Bugün coğrafyası ve nüfusu tehdit altındayken, bütün tarihi varlıkları, yani medeniyeti ve kültürü; mimarisi, müziği, edebiyatı iğdiş edilmiş, sanatının içine tükürülmüşken, içinde rakı kelimesi geçen türkü dinlememek, kız çocuklarının giyeceği eteğin boyuna takmaktır muhafazakârlık. Irzına geçilmemiş tarihi ve kültürel değeri kalmamışken genç kızların bekâretinin kutsallığıdır bugün muhafazakârlık...
* * *
Tuğrul Bey, Halifeden kızı Seyyide Hatunu ister, ama Halife “daha düne kadar bilmem hangi puta tapan, yurdundan fırlamış bir Türk’ün, soylular soylusu Halifenin kızını hangi cüretle istediğini” sorgulamaktadır.
Halifeyi ikinci ziyaretinde Tuğrul Beyin Veziri ve Halife arasında geçen konuşmayı Amin Maalouf Semerkant’ta şöyle anlatır:
— Bundan birkaç ay önce, cevabın olumsuz olabileceğini düşünerek, Sultanı hazırlıklı kılmak istedim. Ondan önce hiç kimsenin böyle bir istekte bulunmaya cesaret edemediğini, böyle bir gelenek olmadığını, herkesin şaşıracağını söyledim. Verdiği cevabı asla tekrar edemem.
— Korkma, konuş!
— Halife Efendimiz beni affetsinler, o sözcükleri tekrar edemem.
— Konuş, emrediyorum, hiçbir şeyi gizleme!
— Sultan önce, bana hakaretler yağdırdı. Beni sizden yana, kendisine karşı olmakla suçladı. Beni prangaya vurmakla tehdit etti. Vezir bile bile kemküm ediyordu.

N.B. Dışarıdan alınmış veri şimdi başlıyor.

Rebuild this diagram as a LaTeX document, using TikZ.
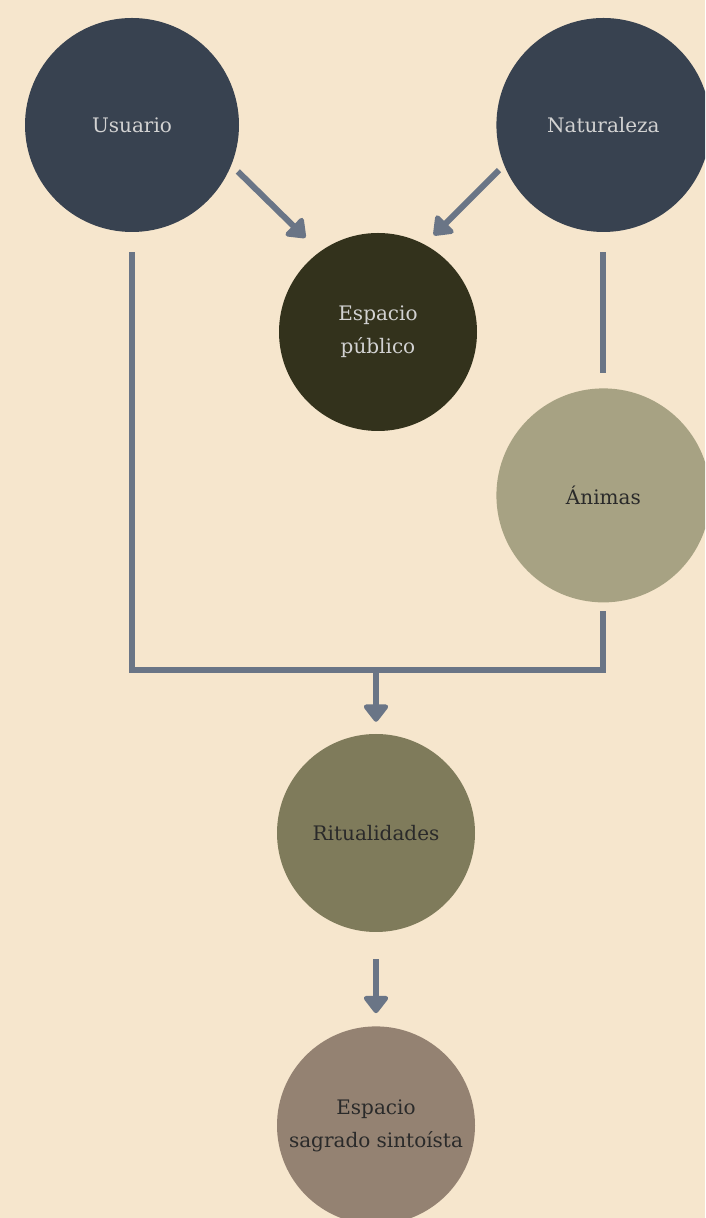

— Sadede gel! Tuğrul Bey ne dedi?
— Sultan buyurdu ki: “Şu Abbasiler tuhaf herifler! Ataları, dünyanın yarısını fethettiler, en bereketli kentleri kurdular. Bir de bugünkü hallerine bak! Ellerinden imparatorluklarını alıyorum. Razı geliyorlar. Başkentlerini alıyorum. Mutluluk duyup beni hediyelere boğuyorlar. Halife de bana “Tanrının bana verdiği bütün ülkeleri sana veriyorum, bana emanet ettiği bütün Müslümanları sana teslim ediyorum” diyor. Sarayını, kendini, haremini korumam için yalvarıyor. Ama iş kızını istemeye geldiğinde, isyan edip, onurunu korumak istediğini söylüyor. Uğruna savaşmak istediği tek yer, bir bakirenin kıçı mı?”